The records should be repeated word for word, pictures excluded.

>> BEGIN Provided material

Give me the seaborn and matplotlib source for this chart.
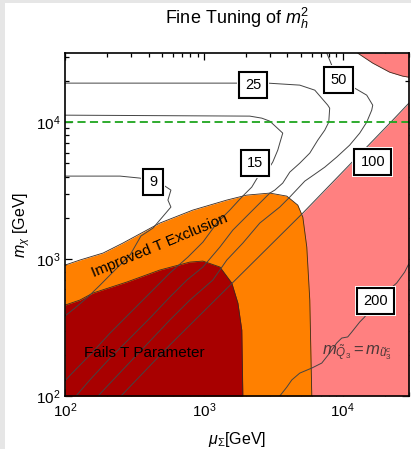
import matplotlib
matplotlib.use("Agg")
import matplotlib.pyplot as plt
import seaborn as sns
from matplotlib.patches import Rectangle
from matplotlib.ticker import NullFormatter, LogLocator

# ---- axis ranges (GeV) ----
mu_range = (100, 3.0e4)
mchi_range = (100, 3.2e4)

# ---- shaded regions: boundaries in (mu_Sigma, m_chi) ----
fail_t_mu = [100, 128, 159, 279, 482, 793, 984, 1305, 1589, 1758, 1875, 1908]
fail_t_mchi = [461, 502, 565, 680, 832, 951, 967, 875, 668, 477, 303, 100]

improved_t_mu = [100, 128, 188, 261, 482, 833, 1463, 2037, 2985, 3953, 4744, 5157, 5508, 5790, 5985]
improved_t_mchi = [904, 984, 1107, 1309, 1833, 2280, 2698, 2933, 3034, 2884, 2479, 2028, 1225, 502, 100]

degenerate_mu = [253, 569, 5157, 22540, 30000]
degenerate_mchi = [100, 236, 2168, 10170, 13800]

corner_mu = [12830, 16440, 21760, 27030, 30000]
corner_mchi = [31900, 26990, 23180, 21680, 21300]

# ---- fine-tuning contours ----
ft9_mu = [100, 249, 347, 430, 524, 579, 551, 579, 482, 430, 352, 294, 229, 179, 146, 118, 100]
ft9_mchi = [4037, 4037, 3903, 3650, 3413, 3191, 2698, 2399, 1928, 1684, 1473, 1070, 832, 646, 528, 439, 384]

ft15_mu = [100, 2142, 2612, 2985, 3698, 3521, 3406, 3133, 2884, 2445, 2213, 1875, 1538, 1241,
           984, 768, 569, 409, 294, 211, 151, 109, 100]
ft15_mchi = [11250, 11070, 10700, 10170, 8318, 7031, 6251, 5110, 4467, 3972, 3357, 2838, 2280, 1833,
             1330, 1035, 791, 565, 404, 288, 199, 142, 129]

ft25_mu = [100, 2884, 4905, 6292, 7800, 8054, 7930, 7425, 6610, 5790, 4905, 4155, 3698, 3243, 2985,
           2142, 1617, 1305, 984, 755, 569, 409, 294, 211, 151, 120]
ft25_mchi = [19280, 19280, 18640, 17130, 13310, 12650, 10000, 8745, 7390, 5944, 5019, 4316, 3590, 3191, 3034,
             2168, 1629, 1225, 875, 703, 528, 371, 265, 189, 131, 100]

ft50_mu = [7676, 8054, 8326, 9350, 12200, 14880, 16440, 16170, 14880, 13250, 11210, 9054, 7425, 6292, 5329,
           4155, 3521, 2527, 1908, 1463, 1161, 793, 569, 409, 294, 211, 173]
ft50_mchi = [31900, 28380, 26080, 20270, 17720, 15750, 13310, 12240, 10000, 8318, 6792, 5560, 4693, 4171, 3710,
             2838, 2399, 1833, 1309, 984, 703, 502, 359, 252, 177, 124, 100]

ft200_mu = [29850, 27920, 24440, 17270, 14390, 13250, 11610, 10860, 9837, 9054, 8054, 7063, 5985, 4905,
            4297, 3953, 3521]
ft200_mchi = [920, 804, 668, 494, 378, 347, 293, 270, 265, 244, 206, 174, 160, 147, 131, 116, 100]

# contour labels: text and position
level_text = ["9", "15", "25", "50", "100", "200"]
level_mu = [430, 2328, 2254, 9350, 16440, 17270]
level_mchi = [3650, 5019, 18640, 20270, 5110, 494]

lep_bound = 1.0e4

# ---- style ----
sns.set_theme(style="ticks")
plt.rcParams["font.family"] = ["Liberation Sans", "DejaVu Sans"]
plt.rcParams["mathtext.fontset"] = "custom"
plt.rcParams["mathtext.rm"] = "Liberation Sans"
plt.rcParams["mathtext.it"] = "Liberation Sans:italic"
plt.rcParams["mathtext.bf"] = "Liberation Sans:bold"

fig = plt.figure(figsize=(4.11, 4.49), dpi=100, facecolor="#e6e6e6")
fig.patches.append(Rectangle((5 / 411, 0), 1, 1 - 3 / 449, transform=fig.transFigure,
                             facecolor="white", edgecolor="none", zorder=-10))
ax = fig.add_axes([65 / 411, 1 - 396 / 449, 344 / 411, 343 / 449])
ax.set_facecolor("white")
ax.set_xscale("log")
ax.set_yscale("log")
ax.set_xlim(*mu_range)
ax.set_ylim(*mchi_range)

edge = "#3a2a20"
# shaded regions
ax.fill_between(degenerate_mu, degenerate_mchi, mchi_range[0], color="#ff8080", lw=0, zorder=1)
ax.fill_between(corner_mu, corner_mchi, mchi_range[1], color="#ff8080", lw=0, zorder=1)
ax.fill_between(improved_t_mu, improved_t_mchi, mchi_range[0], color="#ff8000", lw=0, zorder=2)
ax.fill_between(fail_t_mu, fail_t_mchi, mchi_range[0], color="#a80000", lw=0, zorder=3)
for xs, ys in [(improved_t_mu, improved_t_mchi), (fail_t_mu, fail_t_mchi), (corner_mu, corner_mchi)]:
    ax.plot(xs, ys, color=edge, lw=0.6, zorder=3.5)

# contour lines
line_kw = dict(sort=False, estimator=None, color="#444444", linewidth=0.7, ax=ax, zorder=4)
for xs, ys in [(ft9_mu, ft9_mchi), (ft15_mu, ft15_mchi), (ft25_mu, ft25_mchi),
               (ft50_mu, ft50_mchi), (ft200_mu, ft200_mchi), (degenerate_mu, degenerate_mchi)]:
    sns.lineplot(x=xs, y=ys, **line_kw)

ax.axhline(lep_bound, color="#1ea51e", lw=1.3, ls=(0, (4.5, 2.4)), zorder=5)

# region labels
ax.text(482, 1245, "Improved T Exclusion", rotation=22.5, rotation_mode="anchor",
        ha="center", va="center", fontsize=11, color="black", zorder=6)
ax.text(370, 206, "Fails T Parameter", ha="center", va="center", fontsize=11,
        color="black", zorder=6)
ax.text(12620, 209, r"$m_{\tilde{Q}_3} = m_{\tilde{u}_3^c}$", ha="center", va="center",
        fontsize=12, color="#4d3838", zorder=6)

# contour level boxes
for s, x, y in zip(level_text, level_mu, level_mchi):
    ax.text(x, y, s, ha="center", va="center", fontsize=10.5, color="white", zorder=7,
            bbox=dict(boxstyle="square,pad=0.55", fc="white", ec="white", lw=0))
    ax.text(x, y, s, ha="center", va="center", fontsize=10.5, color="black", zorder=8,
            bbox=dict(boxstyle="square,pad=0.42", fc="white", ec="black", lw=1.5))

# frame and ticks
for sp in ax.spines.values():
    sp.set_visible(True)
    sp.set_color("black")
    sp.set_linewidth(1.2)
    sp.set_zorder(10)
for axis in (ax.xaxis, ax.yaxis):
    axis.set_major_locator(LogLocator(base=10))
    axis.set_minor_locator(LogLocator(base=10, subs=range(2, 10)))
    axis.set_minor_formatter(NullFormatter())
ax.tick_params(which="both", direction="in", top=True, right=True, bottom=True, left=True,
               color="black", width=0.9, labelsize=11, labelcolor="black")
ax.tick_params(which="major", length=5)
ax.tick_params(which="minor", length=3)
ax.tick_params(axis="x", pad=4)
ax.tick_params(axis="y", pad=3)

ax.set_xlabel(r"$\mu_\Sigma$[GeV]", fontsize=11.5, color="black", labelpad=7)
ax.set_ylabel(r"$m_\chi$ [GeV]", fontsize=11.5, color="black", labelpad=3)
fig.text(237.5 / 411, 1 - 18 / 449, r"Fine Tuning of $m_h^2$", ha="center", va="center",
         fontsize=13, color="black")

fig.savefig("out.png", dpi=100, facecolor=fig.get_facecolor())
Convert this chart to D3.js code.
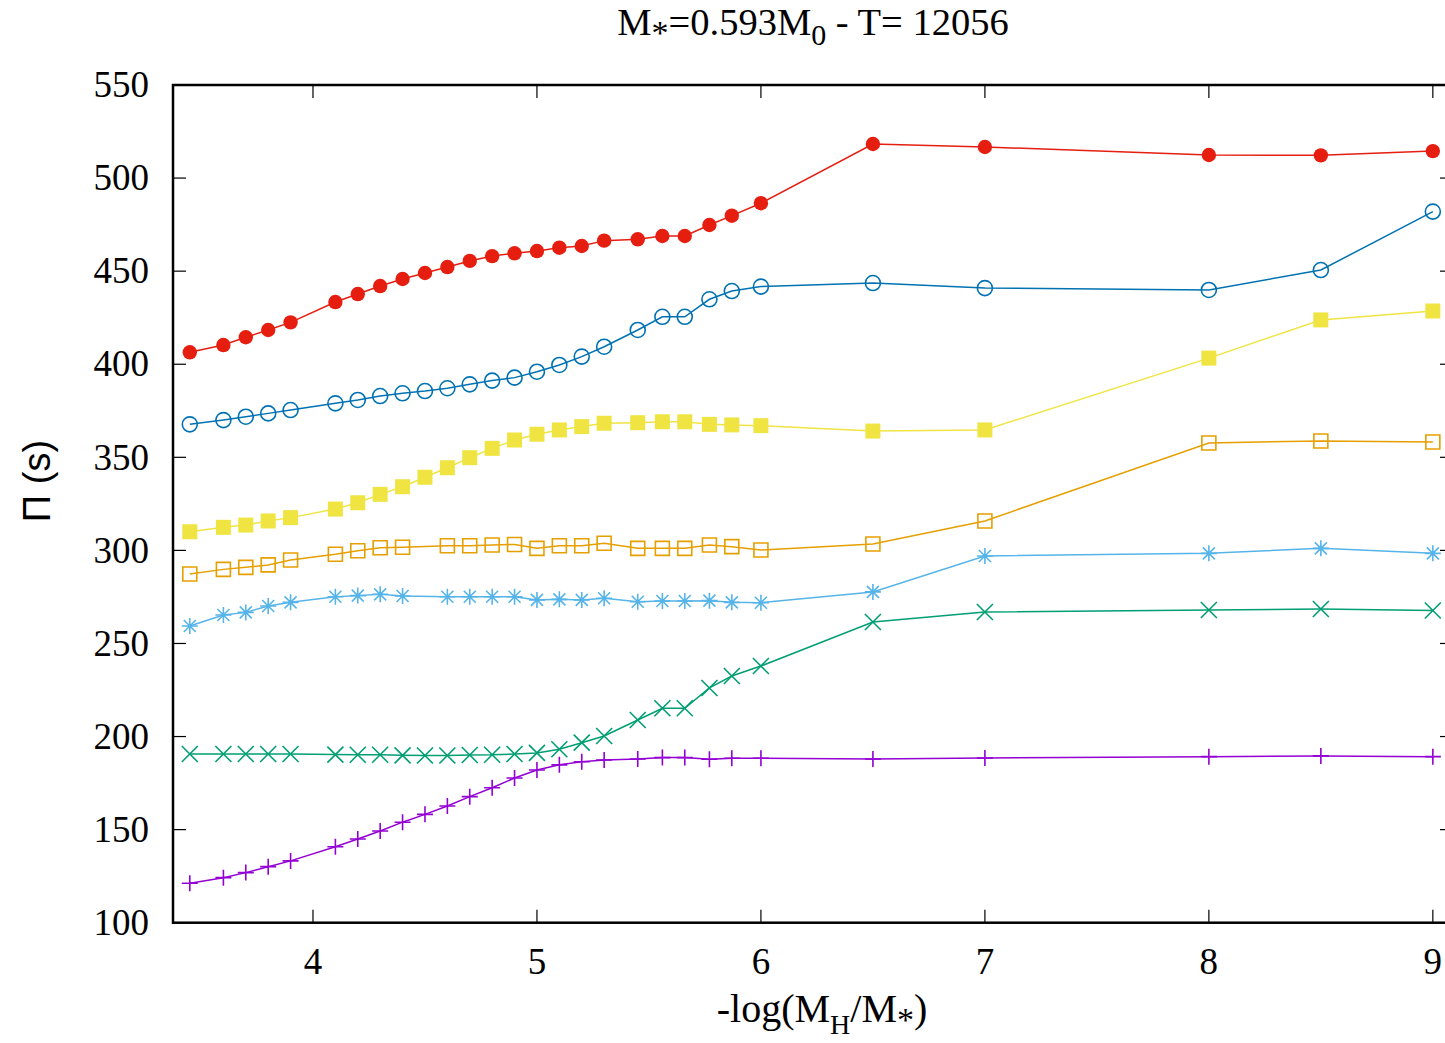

>> END Provided material

Solution for this exercise |
Give me the seaborn and matplotlib source for this chart.
import matplotlib
matplotlib.use("Agg")
import matplotlib.pyplot as plt
import seaborn as sns
from matplotlib.patches import Rectangle
from matplotlib.ticker import NullFormatter, LogLocator

# ---- axis ranges (GeV) ----
mu_range = (100, 3.0e4)
mchi_range = (100, 3.2e4)

# ---- shaded regions: boundaries in (mu_Sigma, m_chi) ----
fail_t_mu = [100, 128, 159, 279, 482, 793, 984, 1305, 1589, 1758, 1875, 1908]
fail_t_mchi = [461, 502, 565, 680, 832, 951, 967, 875, 668, 477, 303, 100]

improved_t_mu = [100, 128, 188, 261, 482, 833, 1463, 2037, 2985, 3953, 4744, 5157, 5508, 5790, 5985]
improved_t_mchi = [904, 984, 1107, 1309, 1833, 2280, 2698, 2933, 3034, 2884, 2479, 2028, 1225, 502, 100]

degenerate_mu = [253, 569, 5157, 22540, 30000]
degenerate_mchi = [100, 236, 2168, 10170, 13800]

corner_mu = [12830, 16440, 21760, 27030, 30000]
corner_mchi = [31900, 26990, 23180, 21680, 21300]

# ---- fine-tuning contours ----
ft9_mu = [100, 249, 347, 430, 524, 579, 551, 579, 482, 430, 352, 294, 229, 179, 146, 118, 100]
ft9_mchi = [4037, 4037, 3903, 3650, 3413, 3191, 2698, 2399, 1928, 1684, 1473, 1070, 832, 646, 528, 439, 384]

ft15_mu = [100, 2142, 2612, 2985, 3698, 3521, 3406, 3133, 2884, 2445, 2213, 1875, 1538, 1241,
           984, 768, 569, 409, 294, 211, 151, 109, 100]
ft15_mchi = [11250, 11070, 10700, 10170, 8318, 7031, 6251, 5110, 4467, 3972, 3357, 2838, 2280, 1833,
             1330, 1035, 791, 565, 404, 288, 199, 142, 129]

ft25_mu = [100, 2884, 4905, 6292, 7800, 8054, 7930, 7425, 6610, 5790, 4905, 4155, 3698, 3243, 2985,
           2142, 1617, 1305, 984, 755, 569, 409, 294, 211, 151, 120]
ft25_mchi = [19280, 19280, 18640, 17130, 13310, 12650, 10000, 8745, 7390, 5944, 5019, 4316, 3590, 3191, 3034,
             2168, 1629, 1225, 875, 703, 528, 371, 265, 189, 131, 100]

ft50_mu = [7676, 8054, 8326, 9350, 12200, 14880, 16440, 16170, 14880, 13250, 11210, 9054, 7425, 6292, 5329,
           4155, 3521, 2527, 1908, 1463, 1161, 793, 569, 409, 294, 211, 173]
ft50_mchi = [31900, 28380, 26080, 20270, 17720, 15750, 13310, 12240, 10000, 8318, 6792, 5560, 4693, 4171, 3710,
             2838, 2399, 1833, 1309, 984, 703, 502, 359, 252, 177, 124, 100]

ft200_mu = [29850, 27920, 24440, 17270, 14390, 13250, 11610, 10860, 9837, 9054, 8054, 7063, 5985, 4905,
            4297, 3953, 3521]
ft200_mchi = [920, 804, 668, 494, 378, 347, 293, 270, 265, 244, 206, 174, 160, 147, 131, 116, 100]

# contour labels: text and position
level_text = ["9", "15", "25", "50", "100", "200"]
level_mu = [430, 2328, 2254, 9350, 16440, 17270]
level_mchi = [3650, 5019, 18640, 20270, 5110, 494]

lep_bound = 1.0e4

# ---- style ----
sns.set_theme(style="ticks")
plt.rcParams["font.family"] = ["Liberation Sans", "DejaVu Sans"]
plt.rcParams["mathtext.fontset"] = "custom"
plt.rcParams["mathtext.rm"] = "Liberation Sans"
plt.rcParams["mathtext.it"] = "Liberation Sans:italic"
plt.rcParams["mathtext.bf"] = "Liberation Sans:bold"

fig = plt.figure(figsize=(4.11, 4.49), dpi=100, facecolor="#e6e6e6")
fig.patches.append(Rectangle((5 / 411, 0), 1, 1 - 3 / 449, transform=fig.transFigure,
                             facecolor="white", edgecolor="none", zorder=-10))
ax = fig.add_axes([65 / 411, 1 - 396 / 449, 344 / 411, 343 / 449])
ax.set_facecolor("white")
ax.set_xscale("log")
ax.set_yscale("log")
ax.set_xlim(*mu_range)
ax.set_ylim(*mchi_range)

edge = "#3a2a20"
# shaded regions
ax.fill_between(degenerate_mu, degenerate_mchi, mchi_range[0], color="#ff8080", lw=0, zorder=1)
ax.fill_between(corner_mu, corner_mchi, mchi_range[1], color="#ff8080", lw=0, zorder=1)
ax.fill_between(improved_t_mu, improved_t_mchi, mchi_range[0], color="#ff8000", lw=0, zorder=2)
ax.fill_between(fail_t_mu, fail_t_mchi, mchi_range[0], color="#a80000", lw=0, zorder=3)
for xs, ys in [(improved_t_mu, improved_t_mchi), (fail_t_mu, fail_t_mchi), (corner_mu, corner_mchi)]:
    ax.plot(xs, ys, color=edge, lw=0.6, zorder=3.5)

# contour lines
line_kw = dict(sort=False, estimator=None, color="#444444", linewidth=0.7, ax=ax, zorder=4)
for xs, ys in [(ft9_mu, ft9_mchi), (ft15_mu, ft15_mchi), (ft25_mu, ft25_mchi),
               (ft50_mu, ft50_mchi), (ft200_mu, ft200_mchi), (degenerate_mu, degenerate_mchi)]:
    sns.lineplot(x=xs, y=ys, **line_kw)

ax.axhline(lep_bound, color="#1ea51e", lw=1.3, ls=(0, (4.5, 2.4)), zorder=5)

# region labels
ax.text(482, 1245, "Improved T Exclusion", rotation=22.5, rotation_mode="anchor",
        ha="center", va="center", fontsize=11, color="black", zorder=6)
ax.text(370, 206, "Fails T Parameter", ha="center", va="center", fontsize=11,
        color="black", zorder=6)
ax.text(12620, 209, r"$m_{\tilde{Q}_3} = m_{\tilde{u}_3^c}$", ha="center", va="center",
        fontsize=12, color="#4d3838", zorder=6)

# contour level boxes
for s, x, y in zip(level_text, level_mu, level_mchi):
    ax.text(x, y, s, ha="center", va="center", fontsize=10.5, color="white", zorder=7,
            bbox=dict(boxstyle="square,pad=0.55", fc="white", ec="white", lw=0))
    ax.text(x, y, s, ha="center", va="center", fontsize=10.5, color="black", zorder=8,
            bbox=dict(boxstyle="square,pad=0.42", fc="white", ec="black", lw=1.5))

# frame and ticks
for sp in ax.spines.values():
    sp.set_visible(True)
    sp.set_color("black")
    sp.set_linewidth(1.2)
    sp.set_zorder(10)
for axis in (ax.xaxis, ax.yaxis):
    axis.set_major_locator(LogLocator(base=10))
    axis.set_minor_locator(LogLocator(base=10, subs=range(2, 10)))
    axis.set_minor_formatter(NullFormatter())
ax.tick_params(which="both", direction="in", top=True, right=True, bottom=True, left=True,
               color="black", width=0.9, labelsize=11, labelcolor="black")
ax.tick_params(which="major", length=5)
ax.tick_params(which="minor", length=3)
ax.tick_params(axis="x", pad=4)
ax.tick_params(axis="y", pad=3)

ax.set_xlabel(r"$\mu_\Sigma$[GeV]", fontsize=11.5, color="black", labelpad=7)
ax.set_ylabel(r"$m_\chi$ [GeV]", fontsize=11.5, color="black", labelpad=3)
fig.text(237.5 / 411, 1 - 18 / 449, r"Fine Tuning of $m_h^2$", ha="center", va="center",
         fontsize=13, color="black")

fig.savefig("out.png", dpi=100, facecolor=fig.get_facecolor())
Convert this chart to D3.js code.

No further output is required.